++++ RECORD LIST ++++

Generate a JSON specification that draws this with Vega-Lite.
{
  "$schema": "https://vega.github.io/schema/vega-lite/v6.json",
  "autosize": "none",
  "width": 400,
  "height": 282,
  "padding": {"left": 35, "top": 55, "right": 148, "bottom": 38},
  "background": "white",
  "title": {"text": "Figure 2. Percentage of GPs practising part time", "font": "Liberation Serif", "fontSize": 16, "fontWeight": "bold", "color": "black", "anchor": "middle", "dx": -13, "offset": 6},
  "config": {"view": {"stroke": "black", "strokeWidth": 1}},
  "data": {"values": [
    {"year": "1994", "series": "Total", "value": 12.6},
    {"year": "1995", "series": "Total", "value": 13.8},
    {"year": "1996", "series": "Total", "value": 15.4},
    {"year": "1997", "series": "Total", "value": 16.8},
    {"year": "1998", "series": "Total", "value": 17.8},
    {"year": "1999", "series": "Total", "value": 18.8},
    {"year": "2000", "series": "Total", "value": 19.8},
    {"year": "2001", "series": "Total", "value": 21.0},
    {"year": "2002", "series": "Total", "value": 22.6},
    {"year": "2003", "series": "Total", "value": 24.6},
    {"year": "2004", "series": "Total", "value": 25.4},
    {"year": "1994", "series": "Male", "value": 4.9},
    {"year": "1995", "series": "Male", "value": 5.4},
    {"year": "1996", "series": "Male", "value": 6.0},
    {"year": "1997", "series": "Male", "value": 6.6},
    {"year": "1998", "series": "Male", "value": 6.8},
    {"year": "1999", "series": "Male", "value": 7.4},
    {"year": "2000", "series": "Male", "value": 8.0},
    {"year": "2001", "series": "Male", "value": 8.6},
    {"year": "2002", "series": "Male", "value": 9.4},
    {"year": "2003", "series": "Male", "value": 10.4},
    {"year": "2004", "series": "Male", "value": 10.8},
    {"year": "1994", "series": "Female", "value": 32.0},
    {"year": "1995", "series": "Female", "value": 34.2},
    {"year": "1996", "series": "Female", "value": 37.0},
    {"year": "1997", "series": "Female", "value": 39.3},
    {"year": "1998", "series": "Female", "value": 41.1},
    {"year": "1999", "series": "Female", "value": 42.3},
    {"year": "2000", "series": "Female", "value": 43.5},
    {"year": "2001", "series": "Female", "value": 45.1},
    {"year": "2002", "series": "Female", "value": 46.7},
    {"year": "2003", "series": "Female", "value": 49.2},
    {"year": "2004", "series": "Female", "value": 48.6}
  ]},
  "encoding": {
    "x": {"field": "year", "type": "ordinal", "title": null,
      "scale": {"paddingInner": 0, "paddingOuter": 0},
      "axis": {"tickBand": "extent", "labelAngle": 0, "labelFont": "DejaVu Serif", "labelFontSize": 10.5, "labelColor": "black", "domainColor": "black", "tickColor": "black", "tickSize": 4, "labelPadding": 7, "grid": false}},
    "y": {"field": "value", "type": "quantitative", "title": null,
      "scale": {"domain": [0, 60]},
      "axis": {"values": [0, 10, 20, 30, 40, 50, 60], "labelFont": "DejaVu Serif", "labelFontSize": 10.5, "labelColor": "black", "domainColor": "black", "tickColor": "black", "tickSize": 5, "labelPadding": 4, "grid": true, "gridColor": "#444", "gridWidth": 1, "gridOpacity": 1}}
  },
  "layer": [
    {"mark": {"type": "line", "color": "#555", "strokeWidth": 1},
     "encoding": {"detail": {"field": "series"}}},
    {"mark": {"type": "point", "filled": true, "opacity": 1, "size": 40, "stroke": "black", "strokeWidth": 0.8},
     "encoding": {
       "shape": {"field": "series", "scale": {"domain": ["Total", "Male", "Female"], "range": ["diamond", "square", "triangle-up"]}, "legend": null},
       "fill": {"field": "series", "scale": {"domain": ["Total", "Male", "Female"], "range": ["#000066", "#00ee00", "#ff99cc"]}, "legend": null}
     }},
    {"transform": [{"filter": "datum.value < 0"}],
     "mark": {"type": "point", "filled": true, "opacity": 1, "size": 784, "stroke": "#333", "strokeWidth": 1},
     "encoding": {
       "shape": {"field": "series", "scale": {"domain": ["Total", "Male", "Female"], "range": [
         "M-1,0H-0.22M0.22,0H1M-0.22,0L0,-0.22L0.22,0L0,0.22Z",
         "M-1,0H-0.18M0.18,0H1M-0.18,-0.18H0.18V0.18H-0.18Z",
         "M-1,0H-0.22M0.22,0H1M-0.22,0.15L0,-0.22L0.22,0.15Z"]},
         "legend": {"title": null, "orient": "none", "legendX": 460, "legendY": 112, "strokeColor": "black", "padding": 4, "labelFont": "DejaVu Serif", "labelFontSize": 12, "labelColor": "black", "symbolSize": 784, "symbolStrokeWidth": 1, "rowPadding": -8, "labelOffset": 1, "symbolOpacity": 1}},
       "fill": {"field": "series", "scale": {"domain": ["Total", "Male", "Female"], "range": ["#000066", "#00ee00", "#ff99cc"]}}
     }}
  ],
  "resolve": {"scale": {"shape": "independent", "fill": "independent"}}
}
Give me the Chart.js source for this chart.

++++

Every entry must be retyped in full, exactly as given.

Generate a JSON specification that draws this with Vega-Lite.
{
  "$schema": "https://vega.github.io/schema/vega-lite/v6.json",
  "autosize": "none",
  "width": 400,
  "height": 282,
  "padding": {"left": 35, "top": 55, "right": 148, "bottom": 38},
  "background": "white",
  "title": {"text": "Figure 2. Percentage of GPs practising part time", "font": "Liberation Serif", "fontSize": 16, "fontWeight": "bold", "color": "black", "anchor": "middle", "dx": -13, "offset": 6},
  "config": {"view": {"stroke": "black", "strokeWidth": 1}},
  "data": {"values": [
    {"year": "1994", "series": "Total", "value": 12.6},
    {"year": "1995", "series": "Total", "value": 13.8},
    {"year": "1996", "series": "Total", "value": 15.4},
    {"year": "1997", "series": "Total", "value": 16.8},
    {"year": "1998", "series": "Total", "value": 17.8},
    {"year": "1999", "series": "Total", "value": 18.8},
    {"year": "2000", "series": "Total", "value": 19.8},
    {"year": "2001", "series": "Total", "value": 21.0},
    {"year": "2002", "series": "Total", "value": 22.6},
    {"year": "2003", "series": "Total", "value": 24.6},
    {"year": "2004", "series": "Total", "value": 25.4},
    {"year": "1994", "series": "Male", "value": 4.9},
    {"year": "1995", "series": "Male", "value": 5.4},
    {"year": "1996", "series": "Male", "value": 6.0},
    {"year": "1997", "series": "Male", "value": 6.6},
    {"year": "1998", "series": "Male", "value": 6.8},
    {"year": "1999", "series": "Male", "value": 7.4},
    {"year": "2000", "series": "Male", "value": 8.0},
    {"year": "2001", "series": "Male", "value": 8.6},
    {"year": "2002", "series": "Male", "value": 9.4},
    {"year": "2003", "series": "Male", "value": 10.4},
    {"year": "2004", "series": "Male", "value": 10.8},
    {"year": "1994", "series": "Female", "value": 32.0},
    {"year": "1995", "series": "Female", "value": 34.2},
    {"year": "1996", "series": "Female", "value": 37.0},
    {"year": "1997", "series": "Female", "value": 39.3},
    {"year": "1998", "series": "Female", "value": 41.1},
    {"year": "1999", "series": "Female", "value": 42.3},
    {"year": "2000", "series": "Female", "value": 43.5},
    {"year": "2001", "series": "Female", "value": 45.1},
    {"year": "2002", "series": "Female", "value": 46.7},
    {"year": "2003", "series": "Female", "value": 49.2},
    {"year": "2004", "series": "Female", "value": 48.6}
  ]},
  "encoding": {
    "x": {"field": "year", "type": "ordinal", "title": null,
      "scale": {"paddingInner": 0, "paddingOuter": 0},
      "axis": {"tickBand": "extent", "labelAngle": 0, "labelFont": "DejaVu Serif", "labelFontSize": 10.5, "labelColor": "black", "domainColor": "black", "tickColor": "black", "tickSize": 4, "labelPadding": 7, "grid": false}},
    "y": {"field": "value", "type": "quantitative", "title": null,
      "scale": {"domain": [0, 60]},
      "axis": {"values": [0, 10, 20, 30, 40, 50, 60], "labelFont": "DejaVu Serif", "labelFontSize": 10.5, "labelColor": "black", "domainColor": "black", "tickColor": "black", "tickSize": 5, "labelPadding": 4, "grid": true, "gridColor": "#444", "gridWidth": 1, "gridOpacity": 1}}
  },
  "layer": [
    {"mark": {"type": "line", "color": "#555", "strokeWidth": 1},
     "encoding": {"detail": {"field": "series"}}},
    {"mark": {"type": "point", "filled": true, "opacity": 1, "size": 40, "stroke": "black", "strokeWidth": 0.8},
     "encoding": {
       "shape": {"field": "series", "scale": {"domain": ["Total", "Male", "Female"], "range": ["diamond", "square", "triangle-up"]}, "legend": null},
       "fill": {"field": "series", "scale": {"domain": ["Total", "Male", "Female"], "range": ["#000066", "#00ee00", "#ff99cc"]}, "legend": null}
     }},
    {"transform": [{"filter": "datum.value < 0"}],
     "mark": {"type": "point", "filled": true, "opacity": 1, "size": 784, "stroke": "#333", "strokeWidth": 1},
     "encoding": {
       "shape": {"field": "series", "scale": {"domain": ["Total", "Male", "Female"], "range": [
         "M-1,0H-0.22M0.22,0H1M-0.22,0L0,-0.22L0.22,0L0,0.22Z",
         "M-1,0H-0.18M0.18,0H1M-0.18,-0.18H0.18V0.18H-0.18Z",
         "M-1,0H-0.22M0.22,0H1M-0.22,0.15L0,-0.22L0.22,0.15Z"]},
         "legend": {"title": null, "orient": "none", "legendX": 460, "legendY": 112, "strokeColor": "black", "padding": 4, "labelFont": "DejaVu Serif", "labelFontSize": 12, "labelColor": "black", "symbolSize": 784, "symbolStrokeWidth": 1, "rowPadding": -8, "labelOffset": 1, "symbolOpacity": 1}},
       "fill": {"field": "series", "scale": {"domain": ["Total", "Male", "Female"], "range": ["#000066", "#00ee00", "#ff99cc"]}}
     }}
  ],
  "resolve": {"scale": {"shape": "independent", "fill": "independent"}}
}
Give me the Chart.js source for this chart.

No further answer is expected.